What you are asked to do:
Transcribe the listing exactly, leaving out every picture.

--- start of Provided data ---

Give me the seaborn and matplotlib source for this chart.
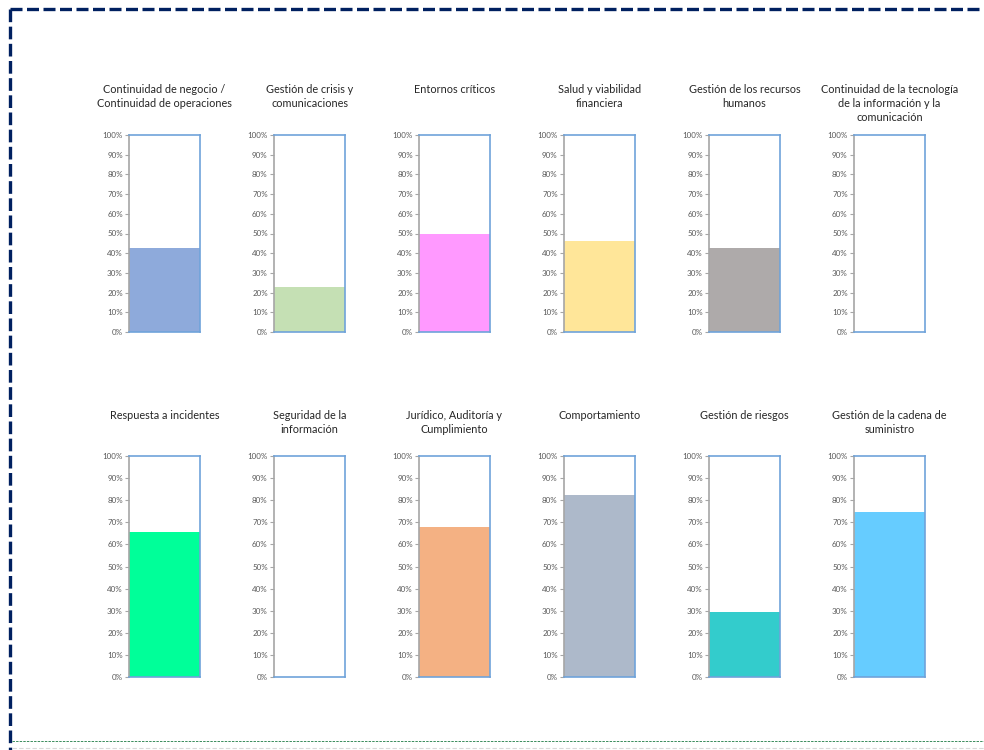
import numpy as np
import pandas as pd
import matplotlib
matplotlib.use("Agg")
import matplotlib.pyplot as plt
from matplotlib.lines import Line2D
from matplotlib.ticker import PercentFormatter
import seaborn as sns

categories = [
    "Continuidad de negocio /\nContinuidad de operaciones",
    "Gestión de crisis y\ncomunicaciones",
    "Entornos críticos",
    "Salud y viabilidad\nfinanciera",
    "Gestión de los recursos\nhumanos",
    "Continuidad de la tecnología\nde la información y la\ncomunicación",
    "Respuesta a incidentes",
    "Seguridad de la\ninformación",
    "Jurídico, Auditoría y\nCumplimiento",
    "Comportamiento",
    "Gestión de riesgos",
    "Gestión de la cadena de\nsuministro",
]
values = [0.425, 0.23, 0.50, 0.463, 0.425, 0.0, 0.656, 0.0, 0.677, 0.823, 0.293, 0.748]
colors = ["#8EAADB", "#C5E0B4", "#FF99FF", "#FFE699", "#AEAAAA", "#5B9BD5",
          "#00FF99", "#5B9BD5", "#F4B183", "#ADB9CA", "#33CCCC", "#66CCFF"]
ticks = [0, 0.1, 0.2, 0.3, 0.4, 0.5, 0.6, 0.7, 0.8, 0.9, 1.0]

sns.set_style("white")
plt.rcParams["font.family"] = ["Lato", "DejaVu Sans"]

W, H = 984, 750
fig = plt.figure(figsize=(W / 100, H / 100), dpi=100)
fig.patch.set_facecolor("white")

rows = [(135, 332, 84), (456, 677, 410)]
for i, (cat, val, col) in enumerate(zip(categories, values, colors)):
    r, c = divmod(i, 6)
    top, bot, ttop = rows[r]
    left = 129 + 145 * c
    ax = fig.add_axes([left / W, 1 - bot / H, 71 / W, (bot - top) / H])
    df = pd.DataFrame({"cat": [cat], "val": [val]})
    sns.barplot(data=df, x="cat", y="val", color=col, width=1.0, ax=ax,
                saturation=1, edgecolor="none", linewidth=0)
    ax.set_xlim(-0.5, 0.5)
    ax.set_ylim(0, 1)
    ax.set_yticks(ticks)
    ax.yaxis.set_major_formatter(PercentFormatter(1.0, decimals=0))
    ax.set_xticks([])
    ax.set_xlabel("")
    ax.set_ylabel("")
    for s in ["top", "right", "bottom"]:
        ax.spines[s].set_visible(True)
        ax.spines[s].set_color("#6FA3DA")
        ax.spines[s].set_linewidth(1.2)
    ax.spines["left"].set_color("#A6A6A6")
    ax.spines["left"].set_linewidth(1.2)
    ax.tick_params(axis="y", left=True, length=3, width=0.8, color="#A6A6A6",
                   pad=1.5, labelsize=5.8, labelcolor="#595959")
    fig.text((left + 35.5) / W, 1 - ttop / H, cat, ha="center", va="top",
             fontsize=7.8, color="#262626", linespacing=1.35)

# page border decorations
navy = "#002060"
fig.add_artist(Line2D([10 / W, 1], [1 - 9 / H, 1 - 9 / H], color=navy, lw=2.4,
                      dashes=(3.6, 1.35), transform=fig.transFigure))
fig.add_artist(Line2D([10 / W, 10 / W], [1 - 9 / H, 0], color=navy, lw=2.4,
                      dashes=(3.8, 1.35), transform=fig.transFigure))
fig.add_artist(Line2D([12 / W, 1], [1 - 741 / H, 1 - 741 / H], color="#3A8C5C",
                      lw=0.7, dashes=(2.5, 1.2), transform=fig.transFigure))
fig.add_artist(Line2D([12 / W, 1], [1 - 748 / H, 1 - 748 / H], color="#D9D9D9",
                      lw=0.8, dashes=(4, 2), transform=fig.transFigure))

fig.savefig("out.png", dpi=100)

--- end of Provided data ---

Completed task:
Give me the seaborn and matplotlib source for this chart.
import numpy as np
import pandas as pd
import matplotlib
matplotlib.use("Agg")
import matplotlib.pyplot as plt
from matplotlib.lines import Line2D
from matplotlib.ticker import PercentFormatter
import seaborn as sns

categories = [
    "Continuidad de negocio /\nContinuidad de operaciones",
    "Gestión de crisis y\ncomunicaciones",
    "Entornos críticos",
    "Salud y viabilidad\nfinanciera",
    "Gestión de los recursos\nhumanos",
    "Continuidad de la tecnología\nde la información y la\ncomunicación",
    "Respuesta a incidentes",
    "Seguridad de la\ninformación",
    "Jurídico, Auditoría y\nCumplimiento",
    "Comportamiento",
    "Gestión de riesgos",
    "Gestión de la cadena de\nsuministro",
]
values = [0.425, 0.23, 0.50, 0.463, 0.425, 0.0, 0.656, 0.0, 0.677, 0.823, 0.293, 0.748]
colors = ["#8EAADB", "#C5E0B4", "#FF99FF", "#FFE699", "#AEAAAA", "#5B9BD5",
          "#00FF99", "#5B9BD5", "#F4B183", "#ADB9CA", "#33CCCC", "#66CCFF"]
ticks = [0, 0.1, 0.2, 0.3, 0.4, 0.5, 0.6, 0.7, 0.8, 0.9, 1.0]

sns.set_style("white")
plt.rcParams["font.family"] = ["Lato", "DejaVu Sans"]

W, H = 984, 750
fig = plt.figure(figsize=(W / 100, H / 100), dpi=100)
fig.patch.set_facecolor("white")

rows = [(135, 332, 84), (456, 677, 410)]
for i, (cat, val, col) in enumerate(zip(categories, values, colors)):
    r, c = divmod(i, 6)
    top, bot, ttop = rows[r]
    left = 129 + 145 * c
    ax = fig.add_axes([left / W, 1 - bot / H, 71 / W, (bot - top) / H])
    df = pd.DataFrame({"cat": [cat], "val": [val]})
    sns.barplot(data=df, x="cat", y="val", color=col, width=1.0, ax=ax,
                saturation=1, edgecolor="none", linewidth=0)
    ax.set_xlim(-0.5, 0.5)
    ax.set_ylim(0, 1)
    ax.set_yticks(ticks)
    ax.yaxis.set_major_formatter(PercentFormatter(1.0, decimals=0))
    ax.set_xticks([])
    ax.set_xlabel("")
    ax.set_ylabel("")
    for s in ["top", "right", "bottom"]:
        ax.spines[s].set_visible(True)
        ax.spines[s].set_color("#6FA3DA")
        ax.spines[s].set_linewidth(1.2)
    ax.spines["left"].set_color("#A6A6A6")
    ax.spines["left"].set_linewidth(1.2)
    ax.tick_params(axis="y", left=True, length=3, width=0.8, color="#A6A6A6",
                   pad=1.5, labelsize=5.8, labelcolor="#595959")
    fig.text((left + 35.5) / W, 1 - ttop / H, cat, ha="center", va="top",
             fontsize=7.8, color="#262626", linespacing=1.35)

# page border decorations
navy = "#002060"
fig.add_artist(Line2D([10 / W, 1], [1 - 9 / H, 1 - 9 / H], color=navy, lw=2.4,
                      dashes=(3.6, 1.35), transform=fig.transFigure))
fig.add_artist(Line2D([10 / W, 10 / W], [1 - 9 / H, 0], color=navy, lw=2.4,
                      dashes=(3.8, 1.35), transform=fig.transFigure))
fig.add_artist(Line2D([12 / W, 1], [1 - 741 / H, 1 - 741 / H], color="#3A8C5C",
                      lw=0.7, dashes=(2.5, 1.2), transform=fig.transFigure))
fig.add_artist(Line2D([12 / W, 1], [1 - 748 / H, 1 - 748 / H], color="#D9D9D9",
                      lw=0.8, dashes=(4, 2), transform=fig.transFigure))

fig.savefig("out.png", dpi=100)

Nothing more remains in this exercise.